Der Film hat auch einige Szenen, die gewiss nicht einfach zu drehen gewesen sind. Ich denke z.B. an Yanns Sturz in den Donaukanal
                                                      oder an das Kind, das eine psychische Störung spielt.
ANDRINA MRAČNIKAR: Die Szene, die mir am meisten Angst bereitet hat, war die, wo Alice mit Absatzschuhen in Paris auf der Brüstung einer Seine-Brücke
                                                   balanciert und Yann sie dabei filmt. Wir haben das ohne Sicherung in der Nacht gedreht, irgendwann war ich nicht mehr bereit,
                                                   es zu wiederholen. Beim Sturz in den Donaukanal in Wien war dann die Wasserrettung dabei und Sabin Tambrea ist mit Neoprenanzug
                                                   unter der Kleidung ins Wasser gestürzt. Er musste zweimal ins Wasser und den Sturz, der in einer Matte hinter der Mauer endete,
                                                   musste er wirklich sehr oft machen. Den glaubwürdig hinzubringen, war wirklich schwierig. Für das Kind haben wir sehr lange,
                                                   bis knapp vor Drehbeginn gecastet, was mich ziemlich nervös gemacht hat. Rayana ist ja in Wirklichkeit ganz anders, aufgeweckt
                                                   und selbstbewusst. Sie hat wirklich eine große Leistung vollbracht, sie hat davor auch keinerlei Schauspielerfahrung gehabt.

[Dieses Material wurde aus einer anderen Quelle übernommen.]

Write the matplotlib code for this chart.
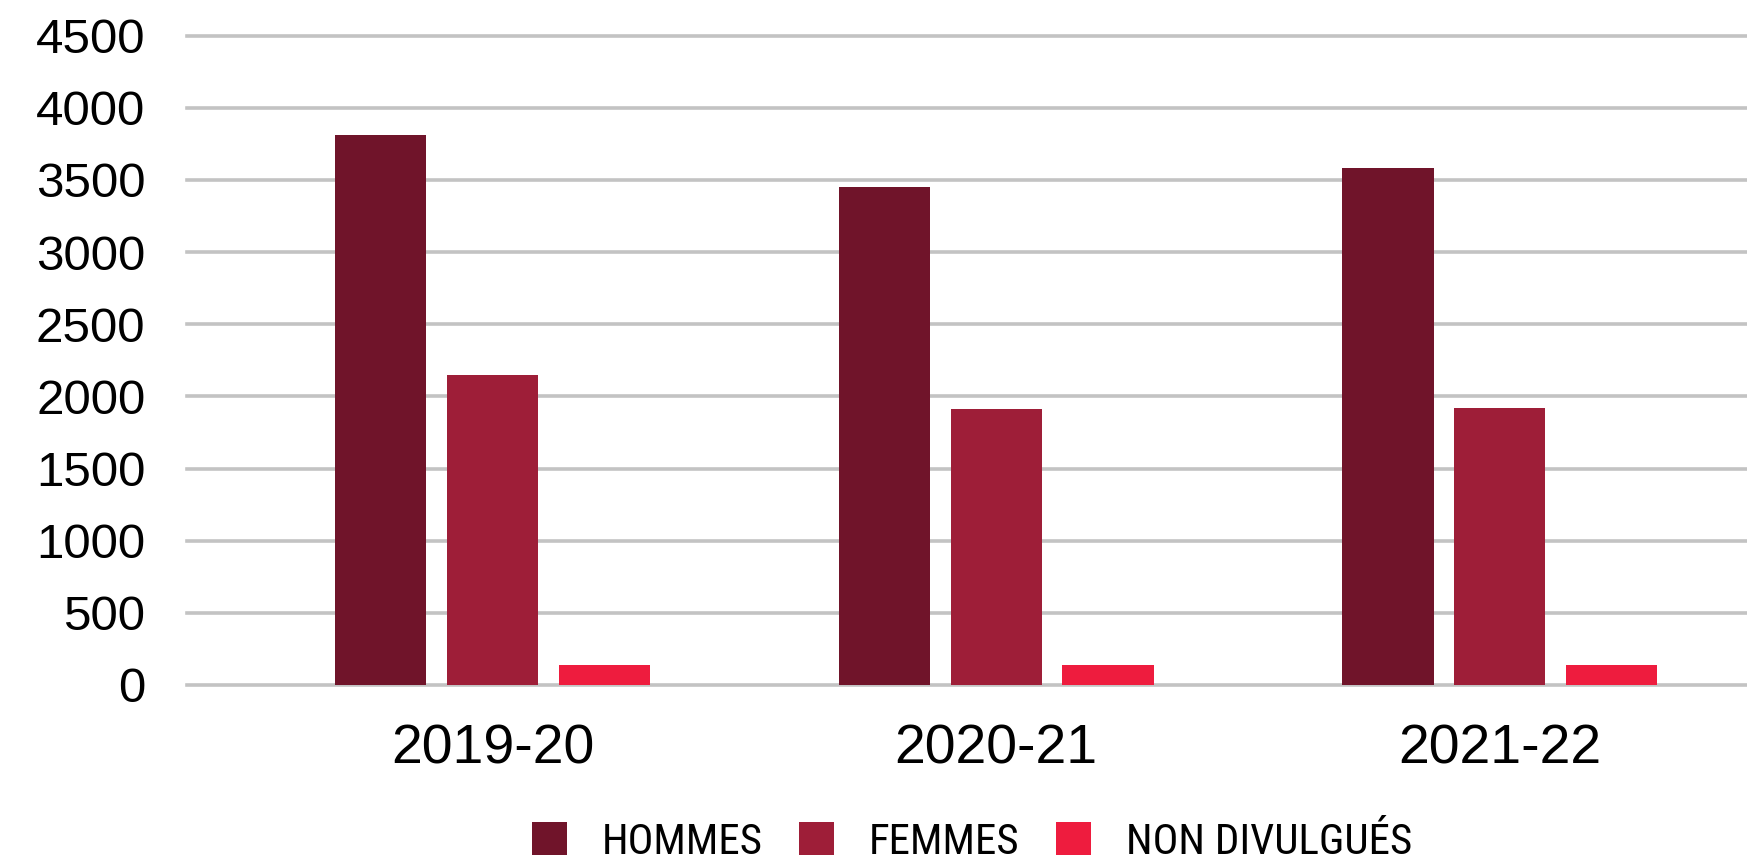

Man gewinnt den Eindruck, dass Sie als Regisseurin dazu tendieren, viele Takes zu machen.
ANDRINA MRAČNIKAR: Da wirkt zusammen, dass der Kameramann Gerald Kerkletz ein großer Perfektionist ist und in der Kadrierung noch Millimeterarbeit
                                                   leistet und immer noch Korrekturen vornimmt, was zum Teil von Take zu Take passiert. Bei MA FOLIE war es mir auch sehr wichtig,
                                                   Varianten für den Schnitt zu haben, denn gerade um die Doppelbödigkeit erzeugen zu können, musste ich auch ausprobieren können.
Wie würden Sie diese erste Spielfilmerfahrung nun resümieren?
ANDRINA MRAČNIKAR: Ich freue mich, dass beim Dreh Dinge so geklappt haben, wie ich sie mir vorgestellt hatte und auch, dass es gelungen ist,
                                                   die Erzählung so zu bauen, dass am Ende zwei Möglichkeiten nebeneinander dastehen, ohne dass man eher zu einer oder zur anderen
                                                   tendiert, ohne dass es für den Zuschauer unbefriedigend ist. Für mich ist es von Darstellern und Kamera bis zu Kostüm, Szenenbild
                                                   und Sounddesign ein sehr stimmiger Film geworden. Der erste Drehblock war interessanterweise einfacher als der zweite. Im
                                                   Frühling haben wir das Gros gedreht, wir hatten ein Studio und konnten da alle wetterunabhängigen Szenen drehen. Im Herbst
                                                   hatten wir dann kaum Wetter-Cover-Tage, wir mussten oft das Wetter nehmen, das wir bekamen. Wenn das Wetter sehr wechselhaft
                                                   war, hieß das, dass die Gegeneinstellungen dann nicht zusammenpassten und wir Einstellungen mit neuen Verhältnissen nachdrehen
                                                   mussten. Das Drehen im Freien war anstrengend, dazu kam, dass wir in jeder Woche die ersten Tage bei Tag drehten und in der
                                                   Wochenmitte auf Nachtdreh wechselten. Der Dreh mit dem Kind bedurfte auch einer besonderen Aufmerksamkeit. Alles in allem
                                                   war der zweite Teil schwieriger als der erste. 
Der Film beginnt in Paris. Ist damit auch ein Wink zum französischen Kino verbunden, dem Sie sich besonders verbunden fühlen?
ANDRINA MRAČNIKAR: Sicherlich drückt sich da auch eine Verbundenheit zum französischen Kino von mir aus. Es ging mir aber vordergründig darum,
                                                   dass Paris auch für das Klischee der Stadt der Liebe steht und es dann wirklich zu dieser Begegnung zwischen Hanna und Yann
                                                   kommt.